In its simplest form, the nearfield holographic technique is a combination of an EM measurement procedure and a method for treating the resulting EM data. The area where the object is buried is illuminated with an active transient time-domain EM source located on or above the ground and scanned over an mxn grid on the surface. The field radiated from the source penetrates into the ground and induces eddy currents inside the object. These eddy currents act as a secondary source which re-radiates EM fields. The re-radiated EM fields from the object, or the time-rate-of-change of the secondary magnetic fields, are then measured at each of the points on the mxn grid in a horizontal plane at the surface of the ground in the vicinity of the buried object.
For a sensor/receiver coil operating in a time domain mode, the received signal at each grid point is Fourier transformed to the frequency domain, so that the secondary magnetic fields re-radiated from the object are obtained as a function of frequency. The characteristic frequency from the resulting frequency domain response, or the measurement frequency for a sensor/receiver coil operating in the frequency domain, is used as the image reconstruction frequency.
The magnetic field, after being transformed into the frequency domain, is a complex function having both magnitude and phase. At a particular frequency, the magnetic fields at the individual grid points in the detection plane form a spatial distribution of the measured magnetic field in that plane. The spatial variation of the magnetic field depends on the characteristics of the buried object and the distance from the object. This spatial distribution of the magnetic field at the detection plane is used to reconstruct the magnetic field distribution in the horizontal plane at various depths in the ground by spatial Fourier transforms and a backward propagation algorithm. It is first Fourier transformed in two dimensions to form the spatial frequency spectrum. This spectrum is multiplied by a propagation function determined from the Helmholtz equation for a desired depth, d. The result is inverse Fourier transformed in two dimensions to produce the reconstructed image at depth, d.

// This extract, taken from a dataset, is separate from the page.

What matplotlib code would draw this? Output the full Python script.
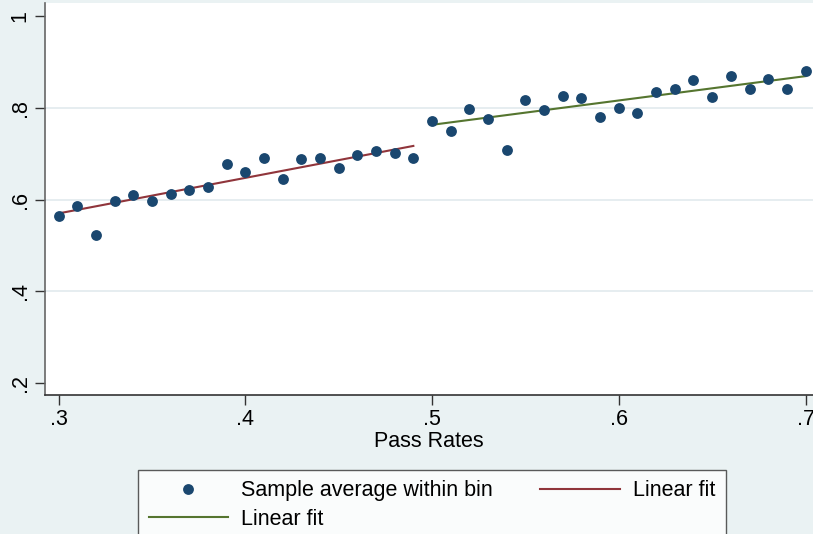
import matplotlib
matplotlib.use("Agg")
import matplotlib.pyplot as plt
from matplotlib.lines import Line2D
import numpy as np

plt.rcParams['font.family'] = ['Liberation Sans', 'DejaVu Sans']

# Data
pass_rates_left = [0.30, 0.31, 0.32, 0.33, 0.34, 0.35, 0.36, 0.37, 0.38, 0.39,
                   0.40, 0.41, 0.42, 0.43, 0.44, 0.45, 0.46, 0.47, 0.48, 0.49]
avg_left = [0.564, 0.587, 0.523, 0.596, 0.610, 0.598, 0.612, 0.621, 0.627, 0.678,
            0.661, 0.691, 0.644, 0.689, 0.691, 0.670, 0.697, 0.705, 0.702, 0.691]
pass_rates_right = [0.50, 0.51, 0.52, 0.53, 0.54, 0.55, 0.56, 0.57, 0.58, 0.59,
                    0.60, 0.61, 0.62, 0.63, 0.64, 0.65, 0.66, 0.67, 0.68, 0.69, 0.70]
avg_right = [0.771, 0.750, 0.797, 0.776, 0.709, 0.817, 0.795, 0.825, 0.821, 0.781,
             0.800, 0.789, 0.834, 0.842, 0.860, 0.824, 0.870, 0.841, 0.863, 0.841, 0.880]
fit_left_x = [0.30, 0.49]
fit_left_y = [0.570, 0.717]
fit_right_x = [0.50, 0.70]
fit_right_y = [0.763, 0.869]
x_ticks = [0.3, 0.4, 0.5, 0.6, 0.7]
x_tick_labels = ['.3', '.4', '.5', '.6', '.7']
y_ticks = [0.2, 0.4, 0.6, 0.8, 1.0]
y_tick_labels = ['.2', '.4', '.6', '.8', '1']
x_label = 'Pass Rates'
legend_labels = ['Sample average within bin', 'Linear fit', 'Linear fit']

BG = '#EAF2F3'
NAVY = '#1A476F'
MAROON = '#90353B'
GREEN = '#55752F'
FS = 15.5

fig = plt.figure(figsize=(8.13, 5.34), dpi=100, facecolor=BG)
W, H = 813, 534
ax = fig.add_axes([44.5 / W, 1 - 395 / H, 1 - 44.5 / W, (395 - 3) / H])
ax.set_facecolor('white')

for g in [0.4, 0.6, 0.8]:
    ax.axhline(g, color='#E1EAEE', lw=1.2, zorder=0)

ax.plot(pass_rates_left + pass_rates_right, avg_left + avg_right, 'o', color=NAVY,
        markersize=7.8, markeredgewidth=0, zorder=3)
ax.plot(fit_left_x, fit_left_y, color=MAROON, lw=1.5, zorder=2)
ax.plot(fit_right_x, fit_right_y, color=GREEN, lw=1.5, zorder=2)

ax.set_xlim(0.2925, 0.704)
ax.set_ylim(0.1745, 1.0283)
ax.set_xticks(x_ticks)
ax.set_xticklabels(x_tick_labels)
ax.set_yticks(y_ticks)
ax.set_yticklabels(y_tick_labels, rotation=90, va='center')
ax.tick_params(axis='both', length=7, width=1, color='#333333', labelsize=FS,
               direction='out')
ax.tick_params(axis='x', pad=3)
ax.tick_params(axis='y', pad=3)
ax.set_xlabel(x_label, fontsize=FS, labelpad=1)

for s in ['top', 'right']:
    ax.spines[s].set_visible(False)
ax.spines['left'].set_color('#666666')
ax.spines['bottom'].set_color('#333333')
ax.spines['left'].set_linewidth(1.2)
ax.spines['bottom'].set_linewidth(1.2)

h_sc = Line2D([], [], marker='o', color=NAVY, linestyle='none', markersize=7.8,
              markeredgewidth=0)
h_red = Line2D([], [], color=MAROON, lw=1.5)
h_green = Line2D([], [], color=GREEN, lw=1.5)
leg = fig.legend([h_sc, h_green, h_red],
                 [legend_labels[0], legend_labels[2], legend_labels[1]],
                 ncol=2, loc='upper left', bbox_to_anchor=(137.8 / W, 1 - 469.6 / H),
                 fontsize=FS, frameon=True, fancybox=False, handlelength=3.7,
                 handletextpad=0.6, columnspacing=2.2, labelspacing=0.35,
                 borderpad=0.5, borderaxespad=0)
leg.get_frame().set_edgecolor('#333333')
leg.get_frame().set_linewidth(1)
leg.get_frame().set_facecolor('white')

fig.savefig('out.png', dpi=100, facecolor=BG)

The above process is repeated for a range of depths, d, that bracket the expected depths of the buried objects. The resulting images in the back propagated planes, i.e., the reconstructed magnetic field distributions, are then examined to resolve closely spaced objects and to determine the depth and the location in the horizontal plane. The depth of the object is the point where the image is the smallest, or focused, since the re-radiated fields expand in all directions from the location of the object.
Thus, the invention meets the goal of locating and resolving highly conducting buried objects such as UXO and mines, which are small in size and shallow compared to general geological structures, that are buried in the nearfield, i.e., at depths and separated by distances much less than a wavelength.